- Stated goal
Copy out every line containing the word "React".

○ ○ ○ ○ ○ ○ ○

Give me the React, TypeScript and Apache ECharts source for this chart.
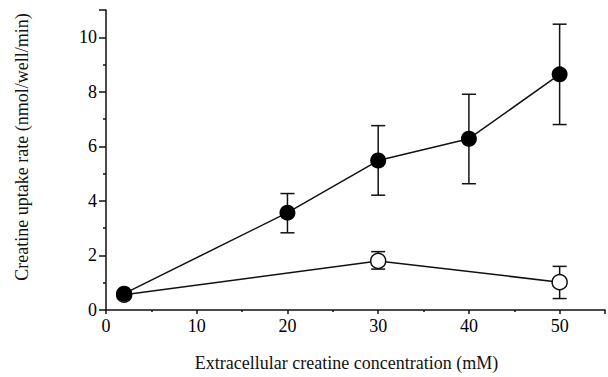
import React, { useEffect, useRef } from "react";
import * as echarts from "echarts";

const filledX = [2, 20, 30, 40, 50];
const filledY = [0.6, 3.57, 5.48, 6.28, 8.64];
const filledLow = [null, 2.83, 4.21, 4.63, 6.8];
const filledHigh = [null, 4.27, 6.76, 7.91, 10.48];

const openX = [2, 30, 50];
const openY = [0.56, 1.8, 1.02];
const openLow = [null, 1.5, 0.42];
const openHigh = [null, 2.14, 1.6];

const xMajorTicks = [0, 10, 20, 30, 40, 50];
const yMajorTicks = [0, 2, 4, 6, 8, 10];

const FONT = "Liberation Serif";

function errData(xs: number[], lows: (number | null)[], highs: (number | null)[]) {
  const out: number[][] = [];
  xs.forEach((x, i) => {
    if (lows[i] != null && highs[i] != null) out.push([x, lows[i] as number, highs[i] as number]);
  });
  return out;
}

function errorSeries(data: number[][]) {
  return {
    type: "custom",
    data,
    z: 1,
    renderItem: (_params: any, api: any) => {
      const x = api.value(0);
      const lo = api.coord([x, api.value(1)]);
      const hi = api.coord([x, api.value(2)]);
      const hw = 7;
      const style = { stroke: "#111", lineWidth: 1.5, fill: "none" };
      return {
        type: "group",
        children: [
          { type: "line", shape: { x1: lo[0], y1: lo[1], x2: hi[0], y2: hi[1] }, style },
          { type: "line", shape: { x1: lo[0] - hw, y1: lo[1], x2: lo[0] + hw, y2: lo[1] }, style },
          { type: "line", shape: { x1: hi[0] - hw, y1: hi[1], x2: hi[0] + hw, y2: hi[1] }, style },
        ],
      };
    },
  };
}

export default function App() {
  const ref = useRef<HTMLDivElement>(null);
  useEffect(() => {
    if (!ref.current) return;
    const chart = echarts.init(ref.current, null, { renderer: "svg" });
    const axisLineStyle = { color: "#111", width: 1.5 };
    chart.setOption({
      animation: false,
      backgroundColor: "#fff",
      textStyle: { fontFamily: FONT },
      grid: { left: 106, right: 0, top: 10, bottom: 62 },
      xAxis: {
        type: "value",
        min: 0,
        max: 55,
        interval: 10,
        name: "Extracellular creatine concentration (mM)",
        nameLocation: "middle",
        nameGap: 44,
        nameTextStyle: { fontFamily: FONT, fontSize: 18, color: "#111", padding: [0, 18, 0, 0] },
        axisLine: { show: true, onZero: false, lineStyle: axisLineStyle },
        axisTick: { show: true, inside: false, length: 4, lineStyle: axisLineStyle },
        minorTick: { show: true, splitNumber: 2, length: 2, lineStyle: axisLineStyle },
        axisLabel: {
          margin: 7,
          fontFamily: FONT,
          fontSize: 18,
          color: "#000",
          formatter: (v: number) => (xMajorTicks.indexOf(v) >= 0 ? String(v) : ""),
        },
        splitLine: { show: false },
      },
      yAxis: {
        type: "value",
        min: 0,
        max: 11,
        interval: 2,
        name: "Creatine uptake rate (nmol/well/min)",
        nameLocation: "middle",
        nameGap: 75,
        nameTextStyle: { fontFamily: FONT, fontSize: 18, color: "#111", padding: [0, 0, 0, 26] },
        axisLine: { show: true, onZero: false, lineStyle: axisLineStyle },
        axisTick: { show: true, inside: false, length: 7, lineStyle: axisLineStyle },
        minorTick: { show: true, splitNumber: 2, length: 3, lineStyle: axisLineStyle },
        axisLabel: {
          margin: 9,
          fontFamily: FONT,
          fontSize: 18,
          color: "#000",
          formatter: (v: number) => (yMajorTicks.indexOf(v) >= 0 ? String(v) : ""),
        },
        splitLine: { show: false },
      },
      series: [
        errorSeries(errData(openX, openLow, openHigh)),
        {
          type: "line",
          data: openX.map((x, i) => [x, openY[i]]),
          symbol: "circle",
          symbolSize: 15,
          z: 2,
          lineStyle: { color: "#111", width: 1.5 },
          itemStyle: { color: "#fff", borderColor: "#111", borderWidth: 1.5 },
        },
        errorSeries(errData(filledX, filledLow, filledHigh)),
        {
          type: "line",
          data: filledX.map((x, i) => [x, filledY[i]]),
          symbol: "circle",
          symbolSize: 16,
          z: 3,
          lineStyle: { color: "#111", width: 1.5 },
          itemStyle: { color: "#000", borderColor: "#000", borderWidth: 0 },
        },
      ],
    });
    return () => chart.dispose();
  }, []);
  return <div ref={ref} style={{ position: "fixed", left: 0, top: 0, width: 608, height: 377 }} />;
}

○ ○ ○ ○ ○ ○ ○

- Expected output
Give me the React, TypeScript and Apache ECharts source for this chart.
import React, { useEffect, useRef } from "react";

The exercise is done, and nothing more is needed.